╭──

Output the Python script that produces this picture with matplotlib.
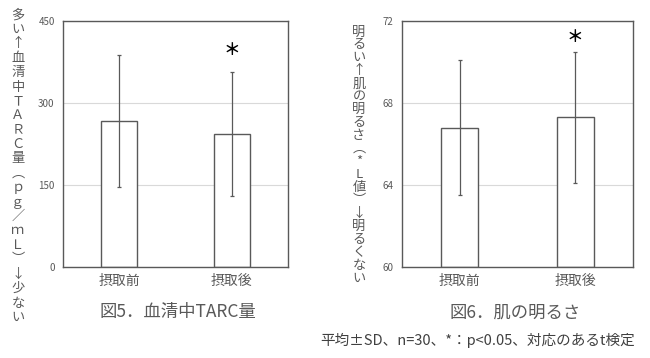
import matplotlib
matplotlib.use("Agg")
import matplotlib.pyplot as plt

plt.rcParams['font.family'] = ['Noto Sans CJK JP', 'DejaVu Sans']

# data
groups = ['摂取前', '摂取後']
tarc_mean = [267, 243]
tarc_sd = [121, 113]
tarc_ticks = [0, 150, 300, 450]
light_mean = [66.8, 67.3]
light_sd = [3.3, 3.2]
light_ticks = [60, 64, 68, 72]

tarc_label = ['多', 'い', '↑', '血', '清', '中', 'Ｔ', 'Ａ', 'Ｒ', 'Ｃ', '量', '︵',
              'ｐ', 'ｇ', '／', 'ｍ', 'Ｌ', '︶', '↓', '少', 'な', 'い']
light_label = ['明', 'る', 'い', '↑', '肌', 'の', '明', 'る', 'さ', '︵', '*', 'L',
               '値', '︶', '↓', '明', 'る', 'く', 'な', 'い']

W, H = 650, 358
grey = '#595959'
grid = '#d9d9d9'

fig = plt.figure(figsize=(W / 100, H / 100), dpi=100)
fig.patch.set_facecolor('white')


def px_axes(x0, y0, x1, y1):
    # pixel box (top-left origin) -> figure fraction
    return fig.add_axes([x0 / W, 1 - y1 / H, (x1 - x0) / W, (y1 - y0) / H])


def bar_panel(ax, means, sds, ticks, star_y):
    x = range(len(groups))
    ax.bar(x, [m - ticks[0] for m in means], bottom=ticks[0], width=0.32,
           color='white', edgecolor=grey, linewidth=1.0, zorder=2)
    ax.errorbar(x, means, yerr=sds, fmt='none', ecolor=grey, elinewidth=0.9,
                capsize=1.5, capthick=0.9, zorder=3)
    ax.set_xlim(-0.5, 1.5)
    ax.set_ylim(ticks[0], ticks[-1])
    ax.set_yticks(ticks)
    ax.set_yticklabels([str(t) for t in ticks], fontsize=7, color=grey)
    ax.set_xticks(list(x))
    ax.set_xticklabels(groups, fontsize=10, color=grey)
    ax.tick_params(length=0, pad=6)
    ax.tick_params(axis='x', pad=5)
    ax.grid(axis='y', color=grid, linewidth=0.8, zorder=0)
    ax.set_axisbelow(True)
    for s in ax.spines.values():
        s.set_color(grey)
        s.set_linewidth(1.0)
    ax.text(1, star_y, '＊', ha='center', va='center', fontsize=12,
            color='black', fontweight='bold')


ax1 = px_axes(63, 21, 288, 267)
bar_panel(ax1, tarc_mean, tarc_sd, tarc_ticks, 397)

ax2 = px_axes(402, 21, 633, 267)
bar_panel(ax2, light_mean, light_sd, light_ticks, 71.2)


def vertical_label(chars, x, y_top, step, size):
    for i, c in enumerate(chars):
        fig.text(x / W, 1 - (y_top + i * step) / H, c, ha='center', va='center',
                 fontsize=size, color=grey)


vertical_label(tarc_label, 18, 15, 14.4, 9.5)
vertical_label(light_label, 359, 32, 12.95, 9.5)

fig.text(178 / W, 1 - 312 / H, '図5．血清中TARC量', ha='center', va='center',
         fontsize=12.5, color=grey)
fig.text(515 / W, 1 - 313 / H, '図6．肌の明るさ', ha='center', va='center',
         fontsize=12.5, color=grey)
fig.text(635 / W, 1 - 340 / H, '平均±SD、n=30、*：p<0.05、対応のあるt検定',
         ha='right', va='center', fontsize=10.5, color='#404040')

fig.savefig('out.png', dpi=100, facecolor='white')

╰──

GOAL OF THE EXERCISE - Identify the lines above that contain the word "picture", then copy them.

ANSWER TO THIS TASK -
Output the Python script that produces this picture with matplotlib.

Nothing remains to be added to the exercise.